What I Found Is Great Faith:

  • Can’t be produced when we already know the outcome to expect. At that point it’s no longer faith we have but knowledge. It is our faith in God that pleases Him (Hebrews 11:6), not our knowledge.
  • Often shows up in those moments of sorrow where we can’t see light. The moments when tears feel more plentiful than laughter and uncertainty clouds over our sunny days. 
  • Isn’t produced when we feel strong, it’s produced when He is made strong through us by us simply trusting Him (I’ll have more to say on this in the coming days that digs deeper into what trusting God looks like.) 
  • Doesn’t look or feel great. It’s often revealed out of the deepest sorrows but doesn’t look at the sorrows as truth but just the current obstacle in the path to what’s ahead. 
  • Is produced when we look to Him in all our weakness and in our own way with our own words the faith in us expresses, “even today I will put my trust in you Father.”

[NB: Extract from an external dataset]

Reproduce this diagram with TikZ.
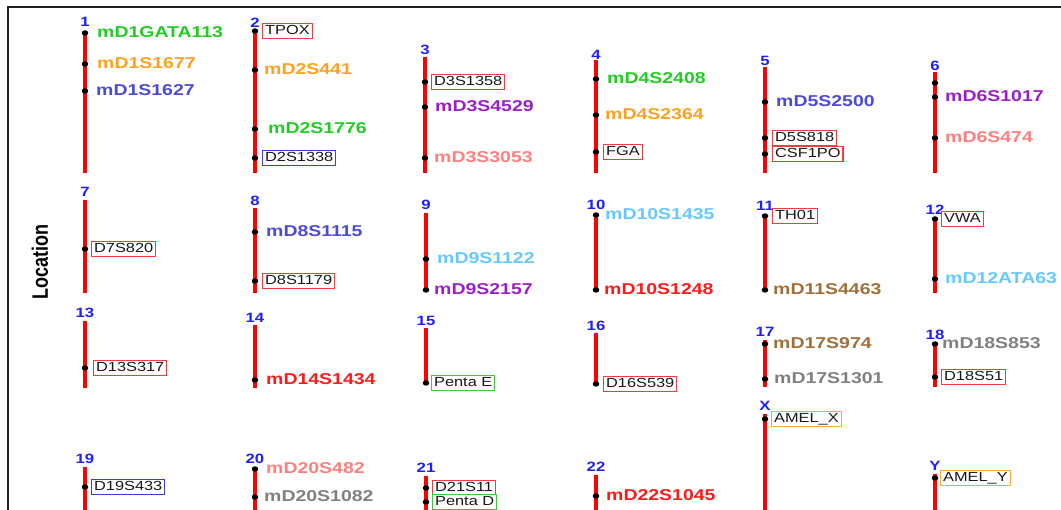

So today my prayer for you is that you find that small mustard seed of faith living inside you and realize how great it is. Not because of how it feels but because of who placed that faith inside you. And that if He placed that measure of faith inside you, it’s the exact measure you need (Romans 12:3) to trust Him with what’s around you to get you to what’s ahead of you. 

“Now faith is the assurance of things hoped for, the conviction of things not seen”

Hebrews 1:1

“For everyone who has been born of God overcomes the world. And this is the victory that has overcome the world – our faith.”